Why use an API gateway in microservice architecture?
Along with the microservice architecture, we see organisations using API gateways to manage both their external and internal services. In this article, we examine why the API gateway is needed and what it is capable of.
Insight in brief
This article discusses:
- Use Cases and Features of an API Gateway
- Downsides of API Gateways
Traditionally, a web client will communicate directly with the server that is serving the request. With the adoption of the microservice pattern, the simplest approach would be to let client applications communicate directly with our microservices.
For simple applications, this approach can still work. But for large enterprise systems, we will soon encounter serious issues. The most obvious being the number of network calls. With net-work speed and bandwidth coming at a premium, is there a way to keep the microservice architecture and still allow clients to make as little calls to the backend as possible? Here is where the API gateway pattern comes in.
What is an API gateway?
An API gateway is an infrastructure layer that sits in front of your backend services. Its purpose is to serve requests from the client by routing it to the right backend service.

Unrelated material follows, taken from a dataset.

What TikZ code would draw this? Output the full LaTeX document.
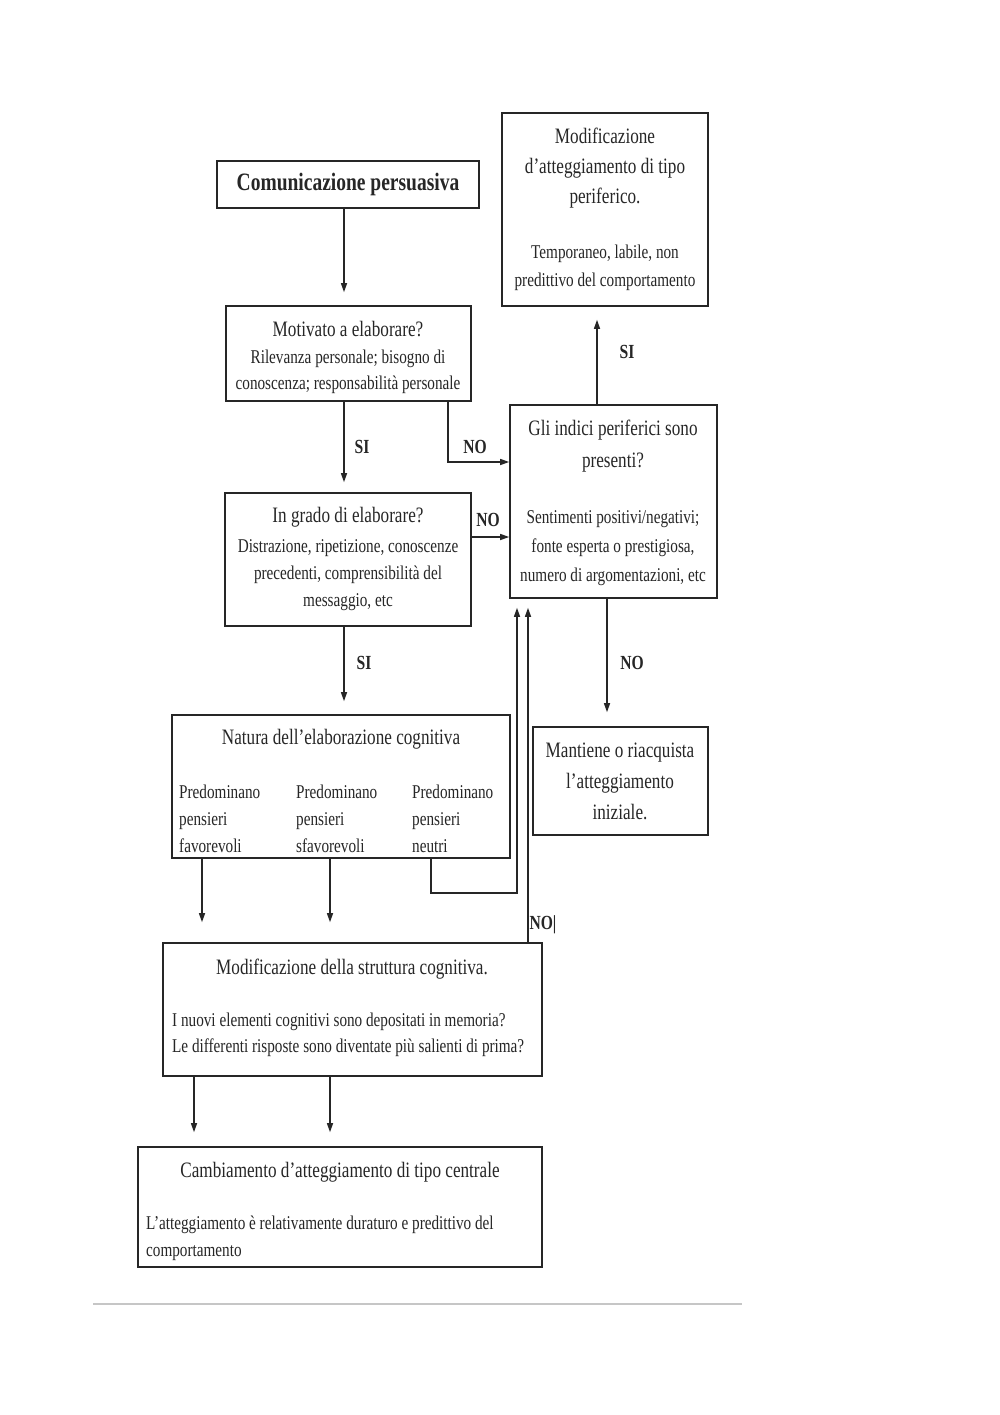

Many companies today are deploying their microservices and API gateway to the cloud under the same cloud provider. By doing so, these services can now communicate internally and enjoy the benefit of faster network speeds and higher bandwidth. The end result is an overall improvement in the response time of the API, and if done correctly, a reduction in the number of network calls.
From the above diagram, we also observe that the API gateway is also a single point of entry for the clients to consume APIs. This positions the API gateway to handle key responsibilities including but not limited to security, authentication and rate-limiting.
Use Cases and Features of an API Gateway
The most classic use case would be that of request routing. Beyond just forwarding the requests to the respective backend services, the API gateway can use API composition to aggregate the responses from several microservices and serve them as one response back to the client. This streamlines the process and in turn, potentially reduces the number of requests required to be made to the backend services.
Most modern clients consume API responses in the form of REST/JSON, but before this was popular, many older systems used SOAP/XML to communicate. With the gateway, it can use API transformation which translates REST calls from the modern clients to compatible SOAP calls to communicate with legacy systems. Many organisations with legacy systems will see this as a huge positive as they would not have to spend time and money to redevelop working systems which are often very large and complex.
Serving Multiple Platforms
Mobile and TV devices are now much more connected than before and that brings a new set of challenges to developers who serve this group of users. These platforms are usually limited by their hardware and that translates into having very d ifferent network and bandwidth requirements from the traditional desktop computer. As an example, a mobile device connected to the internet via mobile network would have less bandwidth to transmit data as compared to a desktop connected via LAN. An API gateway will be a perfect candidate to serve the right data to the right clients based on differing device requirements. This is also known as the Backend-for-Frontend pattern.
Security and Gateway Offloading of Cross-cutting Concerns
More device types also mean more requests made to backend systems. It is therefore not hard to see that there is a need to protect microservices from potential attacks. Without an API gate-way, each team that develops the microservice will have to implement their own authentication mechanism and also manage their security updates. By having to focus on cross-cutting concerns, it distracts the team from focusing on their main service.
What if we can offload these responsibilities to a centralised service? This is where the gateway offloading pattern can be used where cross-cutting concerns are assumed by the API gate-way. If multiple microservices share the same concerns such as authentication, monitoring, throttling etc, this pattern will be highly beneficial as a dedicated team with the necessary skills can manage this aspect.
As discussed, the API gateway is the single point of entry for all requests and therefore has the ability to potentially stop a malicious attack before it reaches the backend services. Enforcing request authentication at the gateway makes calls to microservices more secure by ensuring that each request has the right to make the call.
Another form of security measure is the enforcement of certain rules and policies. One key security feature is rate-limiting of APIs. In order to provide APIs reliably without overloading the backend services, steps have to be taken to make sure that any exposed API is not open to un-limited calls from a single source. Even if those calls are legitimate, it is important to ensure that other consumers are able to also use the API at an optimal level.
What are the downsides of API gateway?
The additional layer of infrastructure requires development and maintenance. This is not much of a downside because while you can develop your own API gateway, there are already major players in this field offering their version of the gateway. Popular options include Kong, AWS, NGINX, Red Hat, etc.
Being a critical piece of infrastructure, you might find yourself being locked-in to one of the abovementioned service providers. Features offered will differ and it might not be straightforward to migrate from one provider to another. One way to mitigate this risk is to examine your needs properly and decide if a gateway provider has all the features you seek. Another way is to use different gateway providers when adapting the Backend-for-Frontend pattern for different parts of your architecture.
As a single point of entry, there is the risk of it being a bottleneck. It is therefore important to scale your gateway correctly to cater to spikes in traffic and have the right procedures in place when updating your gateways.
The API gateway pattern is an important infrastructure in any modern large-scale system simply because of the many benefits it brings to the table. It is therefore not hard to see why organisations of all sizes are using API gateways to better manage their services.